> _PROBLEM REQUIREMENTS_
Leaving out all pictures, copy exactly the lines from the one containing "Recreate this image" down to the one containing "(7,530) rectangle (52,557);", both of them included.
··· DATA SHOWN
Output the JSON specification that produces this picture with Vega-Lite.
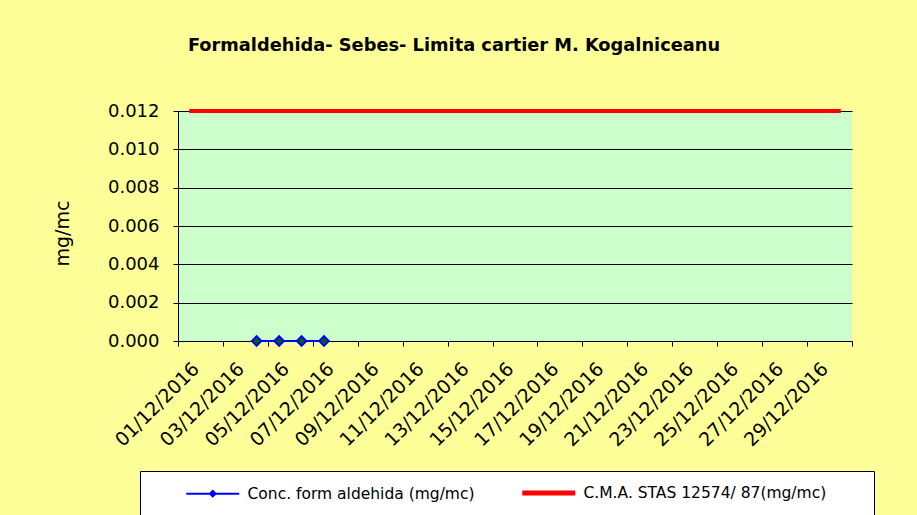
······
··· DATA SHOWN
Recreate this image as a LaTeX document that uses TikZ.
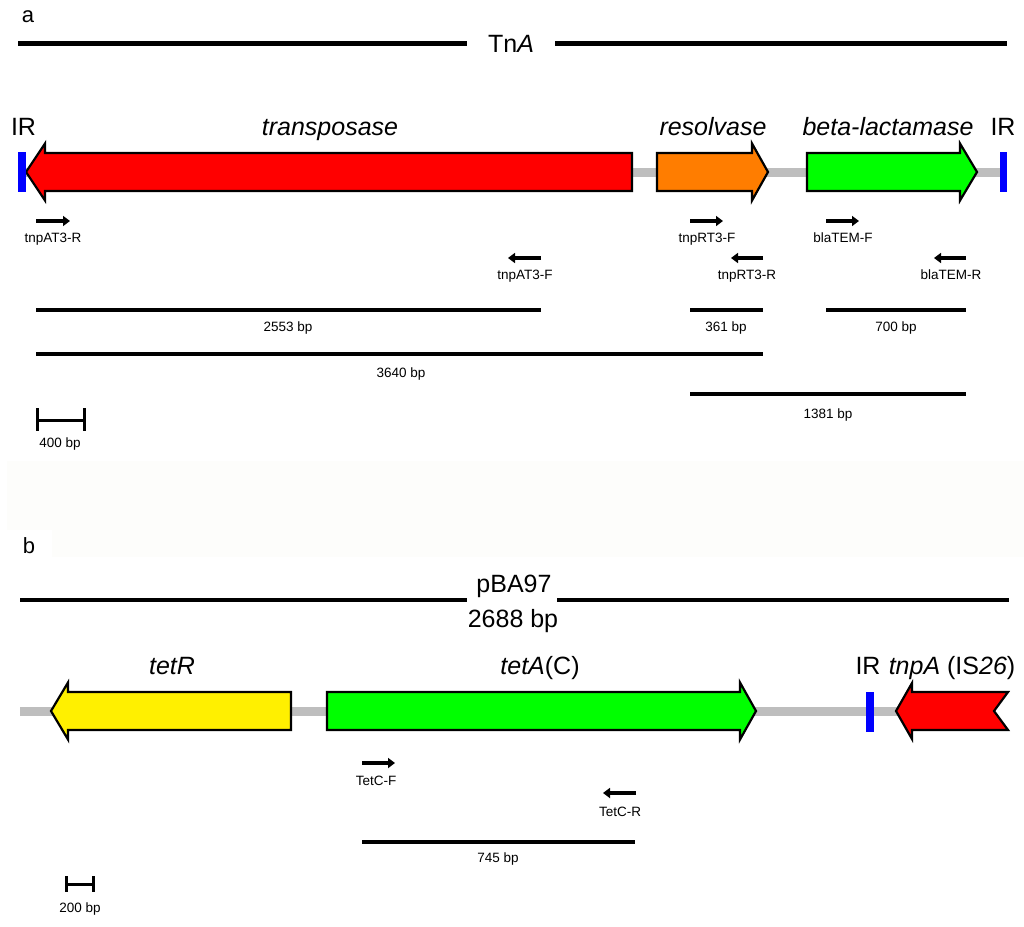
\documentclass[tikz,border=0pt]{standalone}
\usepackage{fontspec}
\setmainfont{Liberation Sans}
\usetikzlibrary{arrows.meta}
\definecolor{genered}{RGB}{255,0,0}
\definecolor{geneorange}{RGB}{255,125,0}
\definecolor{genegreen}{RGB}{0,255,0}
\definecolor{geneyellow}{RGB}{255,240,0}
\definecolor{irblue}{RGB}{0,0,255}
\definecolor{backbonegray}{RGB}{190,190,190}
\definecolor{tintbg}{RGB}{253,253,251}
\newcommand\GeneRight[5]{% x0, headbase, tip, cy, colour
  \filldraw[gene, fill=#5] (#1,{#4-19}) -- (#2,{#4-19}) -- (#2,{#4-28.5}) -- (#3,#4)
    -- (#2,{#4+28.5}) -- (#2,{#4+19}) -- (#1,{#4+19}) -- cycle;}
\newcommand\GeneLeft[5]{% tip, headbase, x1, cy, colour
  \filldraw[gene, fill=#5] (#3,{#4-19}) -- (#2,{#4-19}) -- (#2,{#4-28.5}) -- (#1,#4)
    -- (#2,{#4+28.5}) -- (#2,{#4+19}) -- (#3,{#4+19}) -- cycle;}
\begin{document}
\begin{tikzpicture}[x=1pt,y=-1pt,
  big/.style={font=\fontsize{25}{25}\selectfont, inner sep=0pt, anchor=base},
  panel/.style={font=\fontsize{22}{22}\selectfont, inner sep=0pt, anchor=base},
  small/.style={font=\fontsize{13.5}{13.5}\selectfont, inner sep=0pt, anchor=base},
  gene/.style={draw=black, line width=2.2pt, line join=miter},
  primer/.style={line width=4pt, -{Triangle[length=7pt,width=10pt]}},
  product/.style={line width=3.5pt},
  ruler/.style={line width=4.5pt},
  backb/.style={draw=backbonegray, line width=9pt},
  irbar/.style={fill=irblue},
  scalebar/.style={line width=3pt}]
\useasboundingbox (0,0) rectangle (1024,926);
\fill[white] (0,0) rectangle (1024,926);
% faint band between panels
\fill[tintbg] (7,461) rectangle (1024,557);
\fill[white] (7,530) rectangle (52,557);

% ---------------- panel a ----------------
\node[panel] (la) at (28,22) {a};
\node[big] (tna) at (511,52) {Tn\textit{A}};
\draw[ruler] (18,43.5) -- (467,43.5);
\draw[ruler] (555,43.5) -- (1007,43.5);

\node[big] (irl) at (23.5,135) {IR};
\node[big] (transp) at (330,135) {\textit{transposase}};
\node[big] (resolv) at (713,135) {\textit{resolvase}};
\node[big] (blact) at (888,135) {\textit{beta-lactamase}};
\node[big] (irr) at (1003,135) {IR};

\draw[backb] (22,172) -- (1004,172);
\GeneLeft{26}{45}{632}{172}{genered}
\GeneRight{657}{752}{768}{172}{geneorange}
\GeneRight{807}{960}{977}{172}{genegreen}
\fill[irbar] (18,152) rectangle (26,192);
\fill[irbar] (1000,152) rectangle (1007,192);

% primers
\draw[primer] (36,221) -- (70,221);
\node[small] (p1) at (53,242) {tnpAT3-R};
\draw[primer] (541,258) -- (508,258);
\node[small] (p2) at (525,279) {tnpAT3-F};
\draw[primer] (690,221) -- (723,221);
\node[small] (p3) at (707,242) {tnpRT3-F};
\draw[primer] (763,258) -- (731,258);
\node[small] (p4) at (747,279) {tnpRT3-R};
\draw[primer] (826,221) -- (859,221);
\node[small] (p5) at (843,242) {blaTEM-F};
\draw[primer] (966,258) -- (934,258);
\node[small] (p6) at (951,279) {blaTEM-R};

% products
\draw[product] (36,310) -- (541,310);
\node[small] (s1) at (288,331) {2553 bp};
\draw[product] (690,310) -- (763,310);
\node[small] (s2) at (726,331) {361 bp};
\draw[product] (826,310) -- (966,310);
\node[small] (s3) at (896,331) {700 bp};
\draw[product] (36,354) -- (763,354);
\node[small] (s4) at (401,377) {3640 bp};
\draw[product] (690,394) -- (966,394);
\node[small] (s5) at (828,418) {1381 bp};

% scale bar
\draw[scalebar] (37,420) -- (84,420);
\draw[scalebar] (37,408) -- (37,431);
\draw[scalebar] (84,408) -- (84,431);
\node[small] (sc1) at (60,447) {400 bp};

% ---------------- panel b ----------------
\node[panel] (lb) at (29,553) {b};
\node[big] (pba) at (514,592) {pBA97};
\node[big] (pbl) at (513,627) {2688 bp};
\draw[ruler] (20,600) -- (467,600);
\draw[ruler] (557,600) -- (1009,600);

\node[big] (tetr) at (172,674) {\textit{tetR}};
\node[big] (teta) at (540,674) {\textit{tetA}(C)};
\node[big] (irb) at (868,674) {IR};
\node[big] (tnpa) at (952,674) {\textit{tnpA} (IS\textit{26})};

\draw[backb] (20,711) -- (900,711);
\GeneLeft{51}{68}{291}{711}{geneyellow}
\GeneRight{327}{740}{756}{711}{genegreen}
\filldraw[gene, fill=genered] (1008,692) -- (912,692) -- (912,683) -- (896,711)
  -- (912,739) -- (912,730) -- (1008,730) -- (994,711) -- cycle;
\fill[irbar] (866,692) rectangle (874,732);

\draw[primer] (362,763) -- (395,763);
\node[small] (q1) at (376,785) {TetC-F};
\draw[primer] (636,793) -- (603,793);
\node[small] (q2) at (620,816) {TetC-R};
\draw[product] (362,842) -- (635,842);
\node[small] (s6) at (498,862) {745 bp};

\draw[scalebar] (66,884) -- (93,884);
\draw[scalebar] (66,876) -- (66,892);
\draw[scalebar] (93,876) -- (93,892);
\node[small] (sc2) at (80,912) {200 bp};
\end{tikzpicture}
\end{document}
······
> _OUTPUT OF THE EXERCISE_
Recreate this image as a LaTeX document that uses TikZ.
\documentclass[tikz,border=0pt]{standalone}
\usepackage{fontspec}
\setmainfont{Liberation Sans}
\usetikzlibrary{arrows.meta}
\definecolor{genered}{RGB}{255,0,0}
\definecolor{geneorange}{RGB}{255,125,0}
\definecolor{genegreen}{RGB}{0,255,0}
\definecolor{geneyellow}{RGB}{255,240,0}
\definecolor{irblue}{RGB}{0,0,255}
\definecolor{backbonegray}{RGB}{190,190,190}
\definecolor{tintbg}{RGB}{253,253,251}
\newcommand\GeneRight[5]{% x0, headbase, tip, cy, colour
  \filldraw[gene, fill=#5] (#1,{#4-19}) -- (#2,{#4-19}) -- (#2,{#4-28.5}) -- (#3,#4)
    -- (#2,{#4+28.5}) -- (#2,{#4+19}) -- (#1,{#4+19}) -- cycle;}
\newcommand\GeneLeft[5]{% tip, headbase, x1, cy, colour
  \filldraw[gene, fill=#5] (#3,{#4-19}) -- (#2,{#4-19}) -- (#2,{#4-28.5}) -- (#1,#4)
    -- (#2,{#4+28.5}) -- (#2,{#4+19}) -- (#3,{#4+19}) -- cycle;}
\begin{document}
\begin{tikzpicture}[x=1pt,y=-1pt,
  big/.style={font=\fontsize{25}{25}\selectfont, inner sep=0pt, anchor=base},
  panel/.style={font=\fontsize{22}{22}\selectfont, inner sep=0pt, anchor=base},
  small/.style={font=\fontsize{13.5}{13.5}\selectfont, inner sep=0pt, anchor=base},
  gene/.style={draw=black, line width=2.2pt, line join=miter},
  primer/.style={line width=4pt, -{Triangle[length=7pt,width=10pt]}},
  product/.style={line width=3.5pt},
  ruler/.style={line width=4.5pt},
  backb/.style={draw=backbonegray, line width=9pt},
  irbar/.style={fill=irblue},
  scalebar/.style={line width=3pt}]
\useasboundingbox (0,0) rectangle (1024,926);
\fill[white] (0,0) rectangle (1024,926);
% faint band between panels
\fill[tintbg] (7,461) rectangle (1024,557);
\fill[white] (7,530) rectangle (52,557);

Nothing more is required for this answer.